## Data provided

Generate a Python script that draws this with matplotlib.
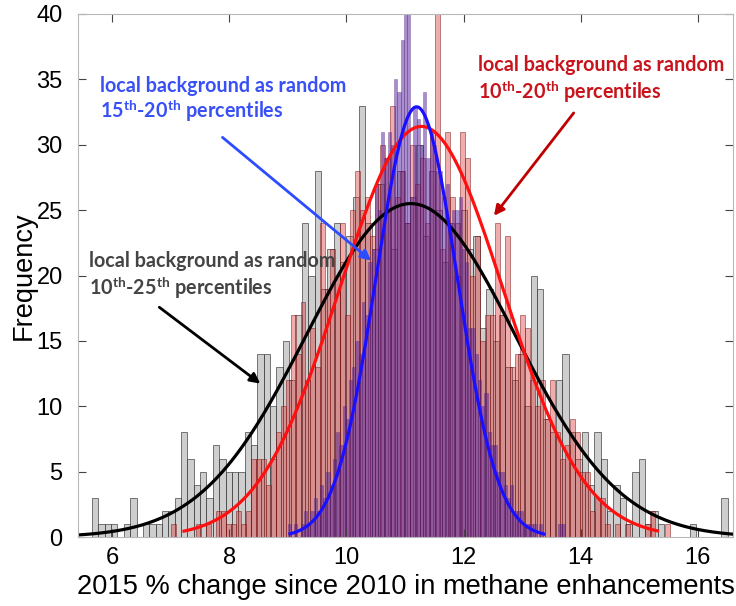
import numpy as np
import matplotlib
matplotlib.use('Agg')
import matplotlib.pyplot as plt

plt.rcParams['font.family'] = ['Liberation Sans', 'DejaVu Sans']
plt.rcParams['mathtext.fontset'] = 'custom'
plt.rcParams['mathtext.rm'] = 'Lato'
plt.rcParams['mathtext.bf'] = 'Lato:bold'

## data
# 10th-25th percentiles (gray bars)
gray_start = 5.66
gray_width = 0.1085
gray_counts = [3, 1, 1, 1, 0, 1, 3, 0, 1, 1,
               1, 2, 2, 3, 8, 6, 4, 5, 3, 7,
               6, 5, 5, 5, 8, 7, 14, 14, 10, 13,
               15, 12, 17, 24, 20, 28, 19, 22, 24, 21,
               23, 26, 33, 24, 22, 27, 25, 22, 28, 24,
               26, 30, 23, 28, 25, 21, 24, 20, 25, 22,
               23, 16, 19, 15, 17, 13, 12, 14, 10, 20,
               19, 9, 8, 12, 14, 8, 6, 8, 4, 8,
               6, 2, 4, 3, 1, 5, 6, 1, 2, 1,
               0, 0, 0, 0, 1, 0, 0, 0, 0, 3]

# 10th-20th percentiles (red bars)
red_start = 7.0
red_width = 0.0853
red_counts = [1, 0, 0, 0, 0, 1, 0, 1, 0, 2,
              2, 1, 1, 2, 1, 2, 6, 6, 6, 4,
              6, 8, 10, 12, 17, 14, 18, 12, 16, 13,
              24, 19, 22, 20, 24, 17, 25, 28, 25, 26,
              23, 27, 30, 29, 33, 26, 28, 24, 30, 27,
              29, 24, 31, 42, 22, 31, 26, 24, 31, 29,
              20, 23, 15, 17, 17, 24, 17, 23, 13, 14,
              17, 16, 12, 10, 12, 9, 12, 8, 6, 7,
              9, 8, 5, 5, 2, 3, 3, 1, 0, 1,
              0, 1, 0, 0, 0, 1, 2, 0, 0, 1]

# 15th-20th percentiles (blue bars)
blue_start = 9.0
blue_width = 0.055
blue_counts = [1, 0, 1, 0, 1, 2, 1, 2, 3, 2,
               4, 3, 5, 4, 6, 8, 7, 10, 9, 12,
               13, 15, 14, 18, 17, 21, 22, 27, 25, 31,
               29, 31, 30, 35, 34, 38, 42, 44, 26, 33,
               32, 30, 34, 29, 31, 30, 28, 28, 26, 27,
               24, 25, 25, 26, 22, 21, 16, 16, 14, 12,
               10, 11, 8, 7, 7, 5, 5, 4, 3, 4,
               2, 2, 2, 1, 1, 1, 1, 0, 1, 0,
               0, 0, 0, 0, 1, 1]

# normal fits: mean, sigma, peak height, x from, x to
fit_black = [11.1, 1.78, 25.5, 5.42, 16.6]
fit_red = [11.28, 1.39, 31.4, 7.23, 15.31]
fit_blue = [11.2, 0.69, 32.9, 9.04, 13.37]

label_top = 'local background as random'
label_blue = '15$^{\\mathbf{th}}$-20$^{\\mathbf{th}}$ percentiles'
label_red = '10$^{\\mathbf{th}}$-20$^{\\mathbf{th}}$ percentiles'
label_gray = '10$^{\\mathbf{th}}$-25$^{\\mathbf{th}}$ percentiles'


fig = plt.figure(figsize=(7.36, 6.06), dpi=100)
ax = fig.add_axes([78 / 736, 1 - 537 / 606, 655 / 736, 523 / 606])


def draw_hist(start, width, counts, face, edge, lw):
    counts = np.array(counts)
    edges = start + width * np.arange(len(counts))
    ax.bar(edges, counts, width=width, align='edge', facecolor=face,
           edgecolor=edge, linewidth=lw)


draw_hist(gray_start, gray_width, gray_counts, (0.55, 0.55, 0.55, 0.42), (0.25, 0.25, 0.25, 0.7), 0.7)
draw_hist(red_start, red_width, red_counts, (0.85, 0.2, 0.2, 0.4), (0.45, 0.05, 0.05, 0.55), 0.6)
draw_hist(blue_start, blue_width, blue_counts, (0.32, 0.12, 0.62, 0.5), (0.3, 0.1, 0.4, 0.45), 0.45)


def draw_fit(fit, color):
    mu, sd, peak, x0, x1 = fit
    xs = np.linspace(x0, x1, 300)
    ax.plot(xs, peak * np.exp(-(xs - mu) ** 2 / (2 * sd ** 2)), color=color, lw=2.3)


draw_fit(fit_black, 'black')
draw_fit(fit_red, '#ff1010')
draw_fit(fit_blue, '#1a10ff')

ax.set_xlim(5.42, 16.6)
ax.set_ylim(0, 40)
ax.set_xticks([6, 8, 10, 12, 14, 16])
ax.set_yticks(range(0, 41, 5))
ax.tick_params(direction='in', length=6, top=True, right=True, labelsize=17,
               color='#444444', width=0.8)
ax.tick_params(axis='x', pad=7)
ax.tick_params(axis='y', pad=11)
for sp in ax.spines.values():
    sp.set_color('#b8b8b8')
ax.set_xlabel('2015 % change since 2010 in methane enhancements', fontsize=19.6, labelpad=4)
ax.set_ylabel('Frequency', fontsize=19.6, labelpad=0)

# annotations
tk = dict(fontsize=14.2, fontweight='bold', family='Lato', va='center', ha='left')
ax.text(5.80, 34.5, label_top, color='#3850f5', **tk)
ax.text(5.80, 32.6, label_blue, color='#3850f5', **tk)
ax.text(12.24, 36.1, label_top, color='#c8141c', **tk)
ax.text(12.24, 34.1, label_red, color='#c8141c', **tk)
ax.text(5.60, 21.1, label_top, color='#444444', **tk)
ax.text(5.60, 19.1, label_gray, color='#444444', **tk)

ax.annotate('', xy=(10.46, 21.0), xytext=(7.85, 30.7),
            arrowprops=dict(arrowstyle='-|>', color='#2c4cff', lw=2, mutation_scale=15))
ax.annotate('', xy=(12.49, 24.4), xytext=(13.91, 32.6),
            arrowprops=dict(arrowstyle='-|>', color='#c00000', lw=2, mutation_scale=15))
ax.annotate('', xy=(8.57, 11.6), xytext=(6.77, 17.7),
            arrowprops=dict(arrowstyle='-|>', color='black', lw=2, mutation_scale=15))

fig.savefig('out.png', dpi=100)
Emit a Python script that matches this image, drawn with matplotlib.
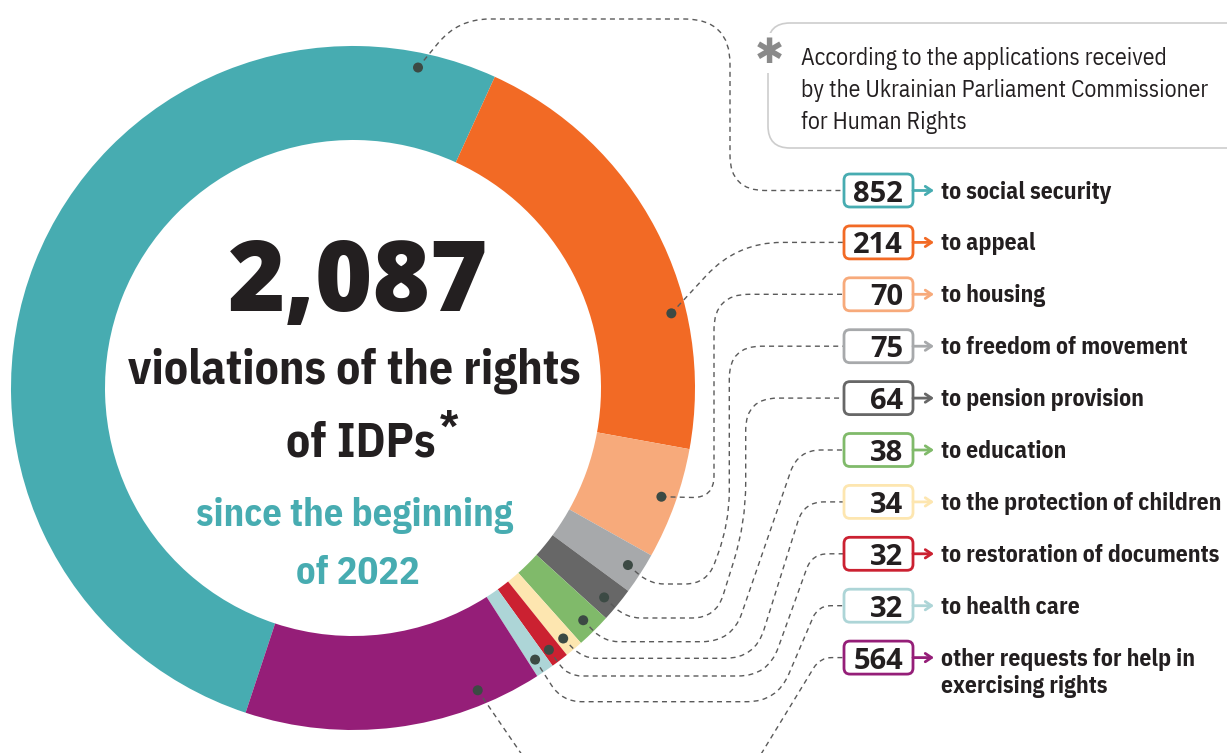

## Goal of the exercise
Copy everything in the records above except the pictures, exactly as written.

## Written answer
Generate a Python script that draws this with matplotlib.
import numpy as np
import matplotlib
matplotlib.use('Agg')
import matplotlib.pyplot as plt

plt.rcParams['font.family'] = ['Liberation Sans', 'DejaVu Sans']
plt.rcParams['mathtext.fontset'] = 'custom'
plt.rcParams['mathtext.rm'] = 'Lato'
plt.rcParams['mathtext.bf'] = 'Lato:bold'

## data
# 10th-25th percentiles (gray bars)
gray_start = 5.66
gray_width = 0.1085
gray_counts = [3, 1, 1, 1, 0, 1, 3, 0, 1, 1,
               1, 2, 2, 3, 8, 6, 4, 5, 3, 7,
               6, 5, 5, 5, 8, 7, 14, 14, 10, 13,
               15, 12, 17, 24, 20, 28, 19, 22, 24, 21,
               23, 26, 33, 24, 22, 27, 25, 22, 28, 24,
               26, 30, 23, 28, 25, 21, 24, 20, 25, 22,
               23, 16, 19, 15, 17, 13, 12, 14, 10, 20,
               19, 9, 8, 12, 14, 8, 6, 8, 4, 8,
               6, 2, 4, 3, 1, 5, 6, 1, 2, 1,
               0, 0, 0, 0, 1, 0, 0, 0, 0, 3]

# 10th-20th percentiles (red bars)
red_start = 7.0
red_width = 0.0853
red_counts = [1, 0, 0, 0, 0, 1, 0, 1, 0, 2,
              2, 1, 1, 2, 1, 2, 6, 6, 6, 4,
              6, 8, 10, 12, 17, 14, 18, 12, 16, 13,
              24, 19, 22, 20, 24, 17, 25, 28, 25, 26,
              23, 27, 30, 29, 33, 26, 28, 24, 30, 27,
              29, 24, 31, 42, 22, 31, 26, 24, 31, 29,
              20, 23, 15, 17, 17, 24, 17, 23, 13, 14,
              17, 16, 12, 10, 12, 9, 12, 8, 6, 7,
              9, 8, 5, 5, 2, 3, 3, 1, 0, 1,
              0, 1, 0, 0, 0, 1, 2, 0, 0, 1]

# 15th-20th percentiles (blue bars)
blue_start = 9.0
blue_width = 0.055
blue_counts = [1, 0, 1, 0, 1, 2, 1, 2, 3, 2,
               4, 3, 5, 4, 6, 8, 7, 10, 9, 12,
               13, 15, 14, 18, 17, 21, 22, 27, 25, 31,
               29, 31, 30, 35, 34, 38, 42, 44, 26, 33,
               32, 30, 34, 29, 31, 30, 28, 28, 26, 27,
               24, 25, 25, 26, 22, 21, 16, 16, 14, 12,
               10, 11, 8, 7, 7, 5, 5, 4, 3, 4,
               2, 2, 2, 1, 1, 1, 1, 0, 1, 0,
               0, 0, 0, 0, 1, 1]

# normal fits: mean, sigma, peak height, x from, x to
fit_black = [11.1, 1.78, 25.5, 5.42, 16.6]
fit_red = [11.28, 1.39, 31.4, 7.23, 15.31]
fit_blue = [11.2, 0.69, 32.9, 9.04, 13.37]

label_top = 'local background as random'
label_blue = '15$^{\\mathbf{th}}$-20$^{\\mathbf{th}}$ percentiles'
label_red = '10$^{\\mathbf{th}}$-20$^{\\mathbf{th}}$ percentiles'
label_gray = '10$^{\\mathbf{th}}$-25$^{\\mathbf{th}}$ percentiles'


fig = plt.figure(figsize=(7.36, 6.06), dpi=100)
ax = fig.add_axes([78 / 736, 1 - 537 / 606, 655 / 736, 523 / 606])


def draw_hist(start, width, counts, face, edge, lw):
    counts = np.array(counts)
    edges = start + width * np.arange(len(counts))
    ax.bar(edges, counts, width=width, align='edge', facecolor=face,
           edgecolor=edge, linewidth=lw)


draw_hist(gray_start, gray_width, gray_counts, (0.55, 0.55, 0.55, 0.42), (0.25, 0.25, 0.25, 0.7), 0.7)
draw_hist(red_start, red_width, red_counts, (0.85, 0.2, 0.2, 0.4), (0.45, 0.05, 0.05, 0.55), 0.6)
draw_hist(blue_start, blue_width, blue_counts, (0.32, 0.12, 0.62, 0.5), (0.3, 0.1, 0.4, 0.45), 0.45)


def draw_fit(fit, color):
    mu, sd, peak, x0, x1 = fit
    xs = np.linspace(x0, x1, 300)
    ax.plot(xs, peak * np.exp(-(xs - mu) ** 2 / (2 * sd ** 2)), color=color, lw=2.3)


draw_fit(fit_black, 'black')
draw_fit(fit_red, '#ff1010')
draw_fit(fit_blue, '#1a10ff')

ax.set_xlim(5.42, 16.6)
ax.set_ylim(0, 40)
ax.set_xticks([6, 8, 10, 12, 14, 16])
ax.set_yticks(range(0, 41, 5))
ax.tick_params(direction='in', length=6, top=True, right=True, labelsize=17,
               color='#444444', width=0.8)
ax.tick_params(axis='x', pad=7)
ax.tick_params(axis='y', pad=11)
for sp in ax.spines.values():
    sp.set_color('#b8b8b8')
ax.set_xlabel('2015 % change since 2010 in methane enhancements', fontsize=19.6, labelpad=4)
ax.set_ylabel('Frequency', fontsize=19.6, labelpad=0)

# annotations
tk = dict(fontsize=14.2, fontweight='bold', family='Lato', va='center', ha='left')
ax.text(5.80, 34.5, label_top, color='#3850f5', **tk)
ax.text(5.80, 32.6, label_blue, color='#3850f5', **tk)
ax.text(12.24, 36.1, label_top, color='#c8141c', **tk)
ax.text(12.24, 34.1, label_red, color='#c8141c', **tk)
ax.text(5.60, 21.1, label_top, color='#444444', **tk)
ax.text(5.60, 19.1, label_gray, color='#444444', **tk)

ax.annotate('', xy=(10.46, 21.0), xytext=(7.85, 30.7),
            arrowprops=dict(arrowstyle='-|>', color='#2c4cff', lw=2, mutation_scale=15))
ax.annotate('', xy=(12.49, 24.4), xytext=(13.91, 32.6),
            arrowprops=dict(arrowstyle='-|>', color='#c00000', lw=2, mutation_scale=15))
ax.annotate('', xy=(8.57, 11.6), xytext=(6.77, 17.7),
            arrowprops=dict(arrowstyle='-|>', color='black', lw=2, mutation_scale=15))

fig.savefig('out.png', dpi=100)
Emit a Python script that matches this image, drawn with matplotlib.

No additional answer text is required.